• _What you have to do_:
Without the pictures, output the lines of the material from the very first through the one that holds "import plotly.graph_objects as go".

• _Source material_:
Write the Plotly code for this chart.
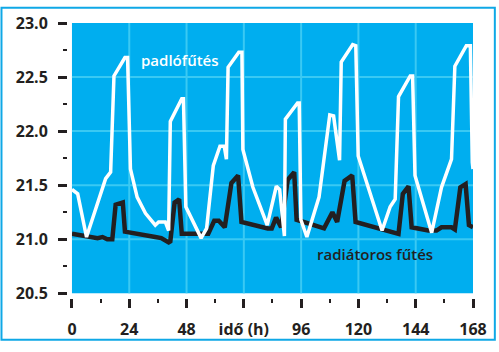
import plotly.graph_objects as go

# --- data -------------------------------------------------------------
floor_hours = [0, 2.4, 6.1, 14.1, 16.2, 17.6, 22.2, 23.3, 24.5, 27.3, 30.8, 34.9, 36.3, 39.1,
               40.5, 41.2, 46.0, 46.7, 47.7, 54.1, 56.4, 59.2, 62.0, 63.8, 64.7, 65.4, 69.9,
               71.2, 71.6, 75.8, 81.8, 85.6, 87.0, 89.0, 89.4, 94.5, 95.2, 95.9, 98.4, 103.5,
               108.0, 109.6, 112.1, 112.8, 117.6, 118.9, 119.9, 124.7, 129.9, 133.3, 135.4,
               136.8, 141.7, 142.7, 143.7, 150.7, 154.8, 159.0, 160.4, 165.2, 166.9, 167.7, 168]
floor_temp = [21.46, 21.42, 21.02, 21.56, 21.62, 22.51, 22.68, 22.68, 21.65, 21.39, 21.24, 21.13,
              21.16, 21.16, 21.08, 22.09, 22.30, 22.30, 21.30, 21.01, 21.10, 21.68, 21.86, 21.86,
              21.74, 22.59, 22.73, 22.73, 21.83, 21.48, 21.13, 21.49, 21.46, 21.03, 22.11, 22.26,
              22.26, 21.18, 21.02, 21.39, 22.15, 22.14, 21.73, 22.64, 22.80, 22.79, 21.77, 21.43,
              21.08, 21.30, 21.37, 22.32, 22.51, 22.51, 21.59, 21.06, 21.48, 21.74, 22.60, 22.79,
              22.79, 21.71, 21.65]

rad_hours = [0, 10.7, 12.8, 14.8, 16.9, 18.3, 21.3, 22.2, 34.9, 37.4, 40.5, 41.2, 43.0, 44.9,
             46.0, 57.1, 59.6, 61.5, 64.0, 66.8, 69.6, 71.0, 82.0, 83.7, 85.5, 87.6, 90.4, 93.1,
             94.1, 101.5, 105.6, 109.1, 111.1, 114.2, 117.4, 118.8, 136.8, 138.6, 141.0, 142.3,
             149.3, 152.7, 154.8, 159.0, 160.4, 162.7, 164.9, 166.3, 168]
rad_temp = [21.05, 21.01, 21.02, 21.00, 21.00, 21.32, 21.34, 21.07, 21.02, 21.01, 20.97, 20.98,
            21.34, 21.37, 21.05, 21.05, 21.17, 21.17, 21.11, 21.52, 21.59, 21.16, 21.10, 21.10,
            21.20, 21.11, 21.55, 21.62, 21.18, 21.13, 21.10, 21.25, 21.16, 21.54, 21.59, 21.16,
            21.05, 21.42, 21.49, 21.11, 21.08, 21.08, 21.11, 21.11, 21.09, 21.48, 21.51, 21.13, 21.11]

x_tickvals = [0, 24, 48, 72, 96, 120, 144, 168]
x_ticktext = ["0", "24", "48", "idő (h)", "96", "120", "144", "168"]
x_minor = [12, 36, 60, 84, 108, 132, 156]
x_grid = [24, 48, 72, 96, 120, 144]

y_tickvals = [20.5, 21.0, 21.5, 22.0, 22.5, 23.0]
y_ticktext = ["20.5", "21.0", "21.5", "22.0", "22.5", "23.0"]
y_minor = [20.75, 21.25, 21.75, 22.25, 22.75]
y_grid = [21.0, 21.5, 22.0, 22.5]

label_floor = "padlófűtés"
label_rad = "radiátoros fűtés"

# --- style ------------------------------------------------------------
W, H = 499, 352
ML, MR, MT, MB = 67, 23, 17, 45
PW, PH = W - ML - MR, H - MT - MB
GAP = 5
DARK = "#231F20"
BG = "#00AEEF"
GRID = "#3AC9F3"
tickfont = dict(family="Open Sans", size=16, color=DARK, weight=700)

fig = go.Figure()
fig.add_trace(go.Scatter(x=rad_hours, y=rad_temp, mode="lines",
                         line=dict(color=DARK, width=4.5), showlegend=False, hoverinfo="skip"))
fig.add_trace(go.Scatter(x=floor_hours, y=floor_temp, mode="lines",
                         line=dict(color="white", width=3.5), showlegend=False, hoverinfo="skip"))

grid_shapes = []
for gx in x_grid:
    grid_shapes.append(dict(type="line", xref="x", yref="y domain", x0=gx, x1=gx, y0=0, y1=1,
                            line=dict(color=GRID, width=2), layer="below"))
for gy in y_grid:
    grid_shapes.append(dict(type="line", xref="x domain", yref="y", x0=0, x1=1, y0=gy, y1=gy,
                            line=dict(color=GRID, width=2), layer="below"))

border = dict(type="rect", xref="paper", yref="paper",
              x0=(1 - ML) / PW, x1=(W - 1 - ML) / PW,
              y0=(PH + MT - (H - 1)) / PH, y1=(PH + MT - 1) / PH,
              line=dict(color="#0FA8E6", width=2), fillcolor="rgba(0,0,0,0)")

fig.update_layout(
    width=W, height=H,
    margin=dict(l=ML, r=MR, t=MT, b=MB, pad=0),
    paper_bgcolor="white", plot_bgcolor=BG,
    xaxis=dict(range=[0, 168], domain=[GAP / PW, 1], anchor="free", position=0,
               tickmode="array", tickvals=x_tickvals, ticktext=x_ticktext,
               ticks="outside", ticklen=9, tickwidth=3, tickcolor=DARK,
               minor=dict(tickmode="array", tickvals=x_minor, ticks="outside", ticklen=4,
                          tickwidth=2, tickcolor=DARK, showgrid=False),
               showgrid=False, zeroline=False, showline=False, tickfont=tickfont,
               ticklabelstandoff=8),
    yaxis=dict(range=[20.5, 23.0], domain=[GAP / PH, 1], anchor="free", position=0,
               tickmode="array", tickvals=y_tickvals, ticktext=y_ticktext,
               ticks="outside", ticklen=9, tickwidth=3, tickcolor=DARK,
               minor=dict(tickmode="array", tickvals=y_minor, ticks="outside", ticklen=4,
                          tickwidth=2, tickcolor=DARK, showgrid=False),
               showgrid=False, zeroline=False, showline=False, tickfont=tickfont,
               ticklabelstandoff=7),
    annotations=[
        dict(x=45.3, y=22.66, xref="x", yref="y", text=label_floor, showarrow=False,
             font=dict(family="Open Sans", size=15, color="white", weight=600)),
        dict(x=127, y=20.86, xref="x", yref="y", text=label_rad, showarrow=False,
             font=dict(family="Open Sans", size=15, color=DARK, weight=600)),
    ],
    shapes=grid_shapes + [border],
)

fig.write_html("out.html")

• _Answer for the task_:
Write the Plotly code for this chart.
import plotly.graph_objects as go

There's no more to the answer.